**YOUR OBJECTIVE:** Set the data down again, exactly as it reads, but without the pictures.

┌─ MATERIAL TO PROCESS

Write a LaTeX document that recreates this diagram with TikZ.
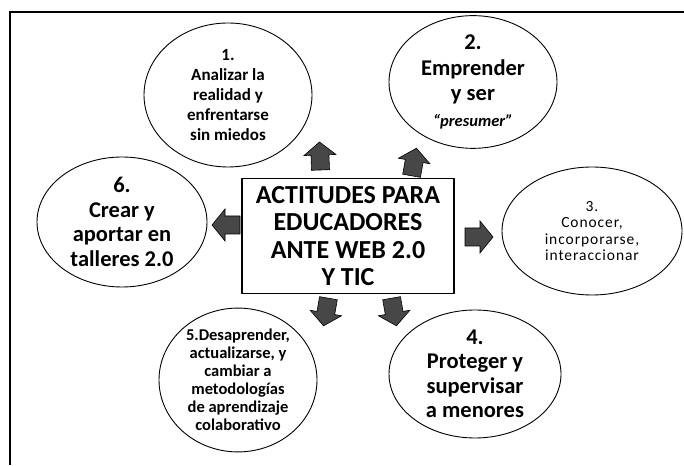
\documentclass[tikz,border=0pt]{standalone}
\usepackage{fontspec}
\setmainfont{Carlito}
\usetikzlibrary{shapes.geometric}
\tikzset{
  oval/.style={ellipse, draw=black, line width=0.9pt, inner sep=0pt, align=center, text=black},
  centerbox/.style={rectangle, draw=black, line width=1.2pt, inner sep=0pt, align=center,
    minimum width=212pt, minimum height=115pt,
    font=\fontsize{26}{27.5}\selectfont\bfseries},
  blockarrow/.style={draw=black, fill=black!72, line width=0.6pt, line join=miter},
  pics/blockarr/.style={code={
    \filldraw[blockarrow] (-14,-9) -- (1,-9) -- (1,-16) -- (14,0) -- (1,16) -- (1,9) -- (-14,9) -- cycle;
  }}
}
\begin{document}
\begin{tikzpicture}[x=1pt,y=1pt]
\useasboundingbox (0,0) rectangle (684,465);
% frame
\draw[line width=1.1pt] (10,0) -- (10,453) -- (684,453);
% centre box
\node[centerbox] (c) at (348,229) {ACTITUDES PARA\\EDUCADORES\\ANTE WEB 2.0\\Y TIC};
% ellipses
\node[oval, minimum width=168pt, minimum height=144pt,
  font=\fontsize{17}{20.2}\selectfont\bfseries] (e1) at (228,370)
  {1.\\Analizar la\\realidad y\\enfrentarse\\sin miedos};
\node[oval, minimum width=168pt, minimum height=124pt,
  font=\fontsize{22.5}{25.5}\selectfont\bfseries] (e2) at (473,383)
  {2.\\Emprender\\y ser\\{\fontsize{16.5}{20}\selectfont\itshape ``presumer''}};
\node[oval, minimum width=180pt, minimum height=128pt,
  font=\fontsize{15.5}{16.5}\selectfont\addfontfeature{LetterSpace=6}] (e3) at (592,234)
  {3.\\Conocer,\\incorporarse,\\interaccionar};
\node[oval, minimum width=172pt, minimum height=128pt,
  font=\fontsize{22.5}{24.5}\selectfont\bfseries] (e4) at (475,91)
  {4.\\Proteger y\\supervisar\\a menores};
\node[oval, minimum width=158pt, minimum height=130pt,
  font=\fontsize{16.5}{18}\selectfont\bfseries] (e5) at (238,85)
  {5.Desaprender,\\actualizarse, y\\cambiar a\\metodologías\\de aprendizaje\\colaborativo};
\node[oval, minimum width=170pt, minimum height=130pt,
  font=\fontsize{22.5}{24.5}\selectfont\bfseries] (e6) at (122,243)
  {6.\\Crear y\\aportar en\\talleres 2.0};
% block arrows
\pic[rotate=92] (a1) at (320,309) {blockarr};
\pic[rotate=80] (a2) at (414,303) {blockarr};
\pic[rotate=180] (a3) at (226,240) {blockarr};
\pic[rotate=0] (a4) at (479,228) {blockarr};
\pic[rotate=-100] (a5) at (326,153) {blockarr};
\pic[rotate=-80] (a6) at (394,153) {blockarr};
\end{tikzpicture}
\end{document}
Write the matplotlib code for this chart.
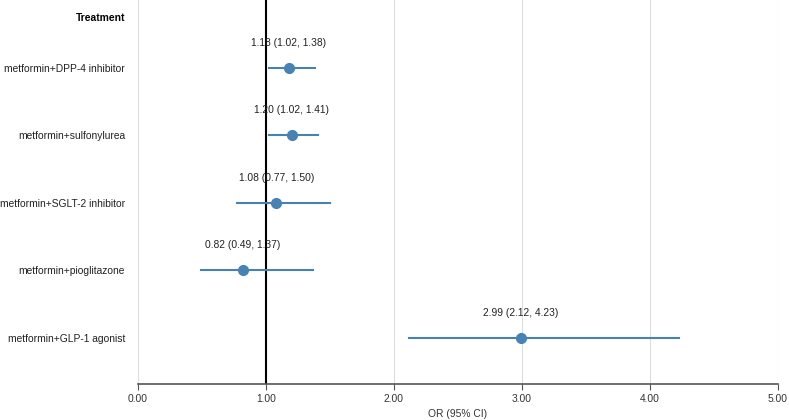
import matplotlib

matplotlib.use("Agg")
import matplotlib.pyplot as plt

treatments = [
    "metformin+DPP-4 inhibitor",
    "metformin+sulfonylurea",
    "metformin+SGLT-2 inhibitor",
    "metformin+pioglitazone",
    "metformin+GLP-1 agonist",
]
odds_ratio = [1.18, 1.20, 1.08, 0.82, 2.99]
ci_low = [1.02, 1.02, 0.77, 0.49, 2.12]
ci_high = [1.38, 1.41, 1.50, 1.37, 4.23]
x_ticks = [0, 1, 2, 3, 4, 5]

plt.rcParams["font.family"] = ["Liberation Sans", "DejaVu Sans"]
color = "#4682B4"
fs = 7.4

fig = plt.figure(figsize=(7.89, 4.2), dpi=100)
ax = fig.add_axes([138 / 789, 1 - 384 / 420, 640 / 789, 384 / 420])

rows = list(range(len(treatments)))
for i in rows:
    ax.plot([ci_low[i], ci_high[i]], [i, i], color=color, linewidth=1.5, zorder=3)
    ax.plot(odds_ratio[i], i, "o", color=color, markersize=7, zorder=4)
    ax.text(
        odds_ratio[i], i - 0.37,
        f"{odds_ratio[i]:.2f} ({ci_low[i]:.2f}, {ci_high[i]:.2f})",
        ha="center", va="center", fontsize=fs, color="#222222",
    )

ax.axvline(1, color="black", linewidth=1.5, zorder=2)

ax.set_xlim(0, 5)
ax.set_ylim(4.68, -1)
ax.set_xticks(x_ticks)
ax.set_xticklabels([f"{v:.2f}" for v in x_ticks], fontsize=fs, color="#333333")
ax.set_yticks(rows)
ax.set_yticklabels(treatments, fontsize=fs, color="#222222")
ax.tick_params(axis="y", length=0, pad=9.4)
ax.tick_params(axis="x", length=4, color="#555555", pad=3)
ax.text(-0.1, -0.73, "Treatment", ha="right", va="center",
        fontsize=fs, fontweight="bold", transform=ax.transData)

ax.grid(axis="x", color="#dddddd", linewidth=0.8)
ax.set_axisbelow(True)
for side in ["top", "right", "left"]:
    ax.spines[side].set_visible(False)
ax.spines["bottom"].set_color("#555555")
ax.spines["bottom"].set_linewidth(1.2)

ax.set_xlabel("OR (95% CI)", fontsize=fs, color="#333333", labelpad=4)

fig.savefig("out.png", dpi=100)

└─

**TASK RESULT:**
Write a LaTeX document that recreates this diagram with TikZ.
\documentclass[tikz,border=0pt]{standalone}
\usepackage{fontspec}
\setmainfont{Carlito}
\usetikzlibrary{shapes.geometric}
\tikzset{
  oval/.style={ellipse, draw=black, line width=0.9pt, inner sep=0pt, align=center, text=black},
  centerbox/.style={rectangle, draw=black, line width=1.2pt, inner sep=0pt, align=center,
    minimum width=212pt, minimum height=115pt,
    font=\fontsize{26}{27.5}\selectfont\bfseries},
  blockarrow/.style={draw=black, fill=black!72, line width=0.6pt, line join=miter},
  pics/blockarr/.style={code={
    \filldraw[blockarrow] (-14,-9) -- (1,-9) -- (1,-16) -- (14,0) -- (1,16) -- (1,9) -- (-14,9) -- cycle;
  }}
}
\begin{document}
\begin{tikzpicture}[x=1pt,y=1pt]
\useasboundingbox (0,0) rectangle (684,465);
% frame
\draw[line width=1.1pt] (10,0) -- (10,453) -- (684,453);
% centre box
\node[centerbox] (c) at (348,229) {ACTITUDES PARA\\EDUCADORES\\ANTE WEB 2.0\\Y TIC};
% ellipses
\node[oval, minimum width=168pt, minimum height=144pt,
  font=\fontsize{17}{20.2}\selectfont\bfseries] (e1) at (228,370)
  {1.\\Analizar la\\realidad y\\enfrentarse\\sin miedos};
\node[oval, minimum width=168pt, minimum height=124pt,
  font=\fontsize{22.5}{25.5}\selectfont\bfseries] (e2) at (473,383)
  {2.\\Emprender\\y ser\\{\fontsize{16.5}{20}\selectfont\itshape ``presumer''}};
\node[oval, minimum width=180pt, minimum height=128pt,
  font=\fontsize{15.5}{16.5}\selectfont\addfontfeature{LetterSpace=6}] (e3) at (592,234)
  {3.\\Conocer,\\incorporarse,\\interaccionar};
\node[oval, minimum width=172pt, minimum height=128pt,
  font=\fontsize{22.5}{24.5}\selectfont\bfseries] (e4) at (475,91)
  {4.\\Proteger y\\supervisar\\a menores};
\node[oval, minimum width=158pt, minimum height=130pt,
  font=\fontsize{16.5}{18}\selectfont\bfseries] (e5) at (238,85)
  {5.Desaprender,\\actualizarse, y\\cambiar a\\metodologías\\de aprendizaje\\colaborativo};
\node[oval, minimum width=170pt, minimum height=130pt,
  font=\fontsize{22.5}{24.5}\selectfont\bfseries] (e6) at (122,243)
  {6.\\Crear y\\aportar en\\talleres 2.0};
% block arrows
\pic[rotate=92] (a1) at (320,309) {blockarr};
\pic[rotate=80] (a2) at (414,303) {blockarr};
\pic[rotate=180] (a3) at (226,240) {blockarr};
\pic[rotate=0] (a4) at (479,228) {blockarr};
\pic[rotate=-100] (a5) at (326,153) {blockarr};
\pic[rotate=-80] (a6) at (394,153) {blockarr};
\end{tikzpicture}
\end{document}
Write the matplotlib code for this chart.
import matplotlib

matplotlib.use("Agg")
import matplotlib.pyplot as plt

treatments = [
    "metformin+DPP-4 inhibitor",
    "metformin+sulfonylurea",
    "metformin+SGLT-2 inhibitor",
    "metformin+pioglitazone",
    "metformin+GLP-1 agonist",
]
odds_ratio = [1.18, 1.20, 1.08, 0.82, 2.99]
ci_low = [1.02, 1.02, 0.77, 0.49, 2.12]
ci_high = [1.38, 1.41, 1.50, 1.37, 4.23]
x_ticks = [0, 1, 2, 3, 4, 5]

plt.rcParams["font.family"] = ["Liberation Sans", "DejaVu Sans"]
color = "#4682B4"
fs = 7.4

fig = plt.figure(figsize=(7.89, 4.2), dpi=100)
ax = fig.add_axes([138 / 789, 1 - 384 / 420, 640 / 789, 384 / 420])

rows = list(range(len(treatments)))
for i in rows:
    ax.plot([ci_low[i], ci_high[i]], [i, i], color=color, linewidth=1.5, zorder=3)
    ax.plot(odds_ratio[i], i, "o", color=color, markersize=7, zorder=4)
    ax.text(
        odds_ratio[i], i - 0.37,
        f"{odds_ratio[i]:.2f} ({ci_low[i]:.2f}, {ci_high[i]:.2f})",
        ha="center", va="center", fontsize=fs, color="#222222",
    )

ax.axvline(1, color="black", linewidth=1.5, zorder=2)

ax.set_xlim(0, 5)
ax.set_ylim(4.68, -1)
ax.set_xticks(x_ticks)
ax.set_xticklabels([f"{v:.2f}" for v in x_ticks], fontsize=fs, color="#333333")
ax.set_yticks(rows)
ax.set_yticklabels(treatments, fontsize=fs, color="#222222")
ax.tick_params(axis="y", length=0, pad=9.4)
ax.tick_params(axis="x", length=4, color="#555555", pad=3)
ax.text(-0.1, -0.73, "Treatment", ha="right", va="center",
        fontsize=fs, fontweight="bold", transform=ax.transData)

ax.grid(axis="x", color="#dddddd", linewidth=0.8)
ax.set_axisbelow(True)
for side in ["top", "right", "left"]:
    ax.spines[side].set_visible(False)
ax.spines["bottom"].set_color("#555555")
ax.spines["bottom"].set_linewidth(1.2)

ax.set_xlabel("OR (95% CI)", fontsize=fs, color="#333333", labelpad=4)

fig.savefig("out.png", dpi=100)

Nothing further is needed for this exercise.